The region is home to a band of temperate hardwood forests and a significant accumulation of peat bogs. “It’s a combination where you have a lot of carbon in the system and you have very productive organisms that can cycle carbon,” he explains.
Desai’s research combines observational and modeling techniques. He’s placed a network of towers – ranging from 30- to 1,200-feet tall – throughout the region to capture continuous atmospheric measurements. By taking readings as many as 20 times per second, the towers infer the amount of carbon dioxide and methane – another important greenhouse gas – going in or out of the system.
Desai’s lab, which is a leader in the use of this technology, has discovered that the region is quite sensitive to climate extremes, though with lags in the system. For instance, the drought that affected much of Wisconsin in the summer of 2012 was delayed in reaching the northern part of the state. But once the drought hit, it shut off production in some of the forests, in a way that was far stronger than expected.
Wisconsin forests are not typically limited by moisture, so they lack adaptation to long periods of drought. “They turn out to be pretty sensitive,” Desai says.

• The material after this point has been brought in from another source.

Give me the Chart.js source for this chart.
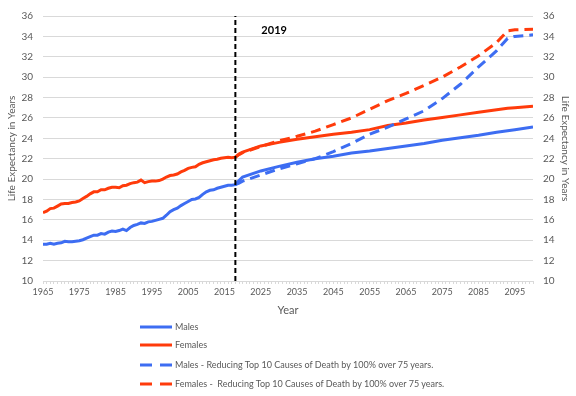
<!DOCTYPE html>
<html>
<head>
<meta charset="utf-8">
<script src="https://cdn.jsdelivr.net/npm/chart.js@4.4.1/dist/chart.umd.min.js"></script>
<style>
  html, body { margin: 0; padding: 0; background: #fff; }
  #wrap { position: relative; width: 576px; height: 396px; overflow: hidden; }
  #legend { position: absolute; left: 140px; top: 318px; font-family: Lato, "Open Sans", sans-serif; font-size: 9px; color: #595959; }
  .row { position: absolute; left: 0; height: 12px; white-space: pre; }
  .row svg { position: absolute; left: 0; top: 4px; }
  .row span { position: absolute; left: 35px; top: 0; line-height: 12px; white-space: pre; }
</style>
</head>
<body>
<div id="wrap">
  <canvas id="c" width="576" height="396"></canvas>
  <div id="legend"></div>
</div>
<script>
// ---- data ----
const histYears = [1965,1966,1967,1968,1969,1970,1971,1972,1973,1974,1975,1976,1977,1978,1979,1980,1981,1982,1983,1984,1985,1986,1987,1988,1989,1990,1991,1992,1993,1994,1995,1996,1997,1998,1999,2000,2001,2002,2003,2004,2005,2006,2007,2008,2009,2010,2011,2012,2013,2014,2015,2016,2017];
const malesHist = [13.6,13.6,13.7,13.6,13.7,13.75,13.9,13.85,13.85,13.9,13.95,14.05,14.2,14.35,14.5,14.5,14.65,14.6,14.8,14.9,14.85,14.95,15.1,14.95,15.25,15.45,15.55,15.7,15.65,15.8,15.85,15.95,16.05,16.15,16.45,16.8,17.0,17.15,17.4,17.6,17.8,18.0,18.05,18.2,18.5,18.75,18.9,18.95,19.1,19.2,19.3,19.4,19.4];
const femalesHist = [16.7,16.85,17.1,17.15,17.35,17.55,17.6,17.6,17.7,17.75,17.85,18.1,18.3,18.55,18.75,18.75,18.95,18.95,19.1,19.2,19.2,19.15,19.35,19.4,19.55,19.65,19.7,19.9,19.65,19.75,19.8,19.8,19.85,20.0,20.2,20.35,20.4,20.5,20.7,20.85,21.05,21.15,21.2,21.45,21.6,21.7,21.8,21.9,21.95,22.05,22.1,22.15,22.1];

const projYears = [2018,2019,2020,2025,2030,2035,2040,2045,2050,2055,2060,2065,2070,2075,2080,2085,2090,2093,2095,2100];
const malesProj = [19.45,19.85,20.2,20.8,21.25,21.65,22.0,22.25,22.55,22.75,23.0,23.25,23.5,23.8,24.05,24.3,24.6,24.75,24.85,25.1];
const femalesProj = [22.15,22.45,22.65,23.25,23.6,23.9,24.15,24.4,24.6,24.85,25.25,25.5,25.8,26.05,26.3,26.55,26.8,26.95,27.0,27.15];
const malesReduced = [19.45,19.6,19.8,20.4,21.0,21.5,22.0,22.7,23.5,24.4,25.1,25.9,26.7,27.9,29.3,31.0,32.6,33.8,34.0,34.15];
const femalesReduced = [22.15,22.4,22.6,23.2,23.75,24.2,24.7,25.35,26.0,26.85,27.7,28.4,29.2,30.0,31.0,32.1,33.4,34.55,34.65,34.7];

const seriesLabels = [
  'Males',
  'Females',
  'Males - Reducing Top 10 Causes of Death by 100% over 75 years.',
  'Females -  Reducing Top 10 Causes of Death by 100% over 75 years.'
];
const markerYear = 2018;
const markerLabel = '2019';
const xMin = 1965, xMax = 2100, xLabelStep = 10;
const yMin = 10, yMax = 36, yStep = 2;
const axisTitleX = 'Year';
const axisTitleY = 'Life Expectancy in Years';

// ---- styles ----
const BLUE = '#3D6DF2';
const RED = '#FF3B0B';
const GRID = '#D9D9D9';
const TXT = '#595959';
const FONT = 'Lato, "Open Sans", sans-serif';

function pts(xs, ys) { return xs.map((x, i) => ({x: x, y: ys[i]})); }

const datasets = [
  { label: seriesLabels[0], data: pts(histYears.concat(projYears), malesHist.concat(malesProj)), borderColor: BLUE, borderWidth: 3, order: 4 },
  { label: seriesLabels[1], data: pts(histYears.concat(projYears), femalesHist.concat(femalesProj)), borderColor: RED, borderWidth: 3, order: 3 },
  { label: seriesLabels[2], data: pts(projYears, malesReduced), borderColor: BLUE, borderWidth: 3, borderDash: [10, 6], order: 2 },
  { label: seriesLabels[3], data: pts(projYears, femalesReduced), borderColor: RED, borderWidth: 3, borderDash: [10, 6], order: 1 },
  { label: 'marker', data: [{x: markerYear, y: yMin}, {x: markerYear, y: yMax}], borderColor: '#000', borderWidth: 2, borderDash: [5, 3], order: 0 }
];
datasets.forEach(d => { d.pointRadius = 0; d.fill = false; d.tension = 0; d.borderCapStyle = 'butt'; });

const markerText = {
  id: 'markerText',
  afterDatasetsDraw(chart) {
    const xs = chart.scales.x, area = chart.chartArea, ctx = chart.ctx;
    ctx.save();
    ctx.font = 'bold 11px ' + FONT;
    ctx.fillStyle = '#000';
    ctx.textBaseline = 'middle';
    ctx.textAlign = 'left';
    ctx.fillText(markerLabel, xs.getPixelForValue(markerYear) + 26, area.top + 14);
    ctx.restore();
  }
};

new Chart(document.getElementById('c'), {
  type: 'line',
  data: { datasets: datasets },
  plugins: [markerText],
  options: {
    responsive: false,
    animation: false,
    layout: { padding: { top: 11, bottom: 78, left: 0, right: 0 } },
    plugins: { legend: { display: false }, tooltip: { enabled: false } },
    scales: {
      x: {
        type: 'linear', min: xMin, max: xMax,
        afterFit(s) { s.height = 37; },
        border: { display: true, color: GRID },
        grid: { drawOnChartArea: false, drawTicks: true, tickLength: 3, color: GRID },
        ticks: {
          stepSize: 1, autoSkip: false, maxRotation: 0, padding: 3,
          color: TXT, font: { family: FONT, size: 9 },
          callback: v => ((v - xMin) % xLabelStep === 0 ? String(v) : '')
        },
        title: { display: true, text: axisTitleX, color: TXT, font: { family: FONT, size: 11 }, padding: { top: 0, bottom: 1 } }
      },
      y: {
        position: 'left', min: yMin, max: yMax,
        afterFit(s) { s.width = 43; },
        border: { display: false },
        grid: { color: GRID, lineWidth: 1, drawTicks: false },
        ticks: { stepSize: yStep, padding: 10, color: TXT, font: { family: FONT, size: 10 } },
        title: { display: true, text: axisTitleY, color: TXT, font: { family: FONT, size: 10 }, padding: { top: 6, bottom: 0 } }
      },
      y2: {
        position: 'right', min: yMin, max: yMax,
        afterFit(s) { s.width = 43; },
        border: { display: false },
        grid: { drawOnChartArea: false, drawTicks: false },
        ticks: { stepSize: yStep, padding: 10, color: TXT, font: { family: FONT, size: 10 } },
        title: { display: true, text: axisTitleY, color: TXT, font: { family: FONT, size: 10 }, padding: { top: 5, bottom: 0 } }
      }
    }
  }
});

// ---- legend (HTML) ----
const legend = document.getElementById('legend');
const legendTops = [3, 21, 41, 60];
datasets.slice(0, 4).forEach((d, i) => {
  const row = document.createElement('div');
  row.className = 'row';
  row.style.top = legendTops[i] + 'px';
  const dash = d.borderDash ? 'stroke-dasharray="12 8"' : '';
  row.innerHTML = '<svg width="32" height="4"><line x1="0" y1="2" x2="32" y2="2" stroke="' + d.borderColor + '" stroke-width="3" ' + dash + '/></svg>';
  const sp = document.createElement('span');
  sp.textContent = d.label;
  row.appendChild(sp);
  legend.appendChild(row);
});
</script>
</body>
</html>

Desai’s observations are helping to refine models of future climate feedbacks. “If, as we suspect – and as projections indicate – Wisconsin is getting drier in the summer and warmer in the winter, then that has huge ecosystem implications for the productivity of forests,” he says.
The work also has value outside of the state – some of Desai’s measurements are being shared with global data networks to be used by ecologists and climate scientists from across the world.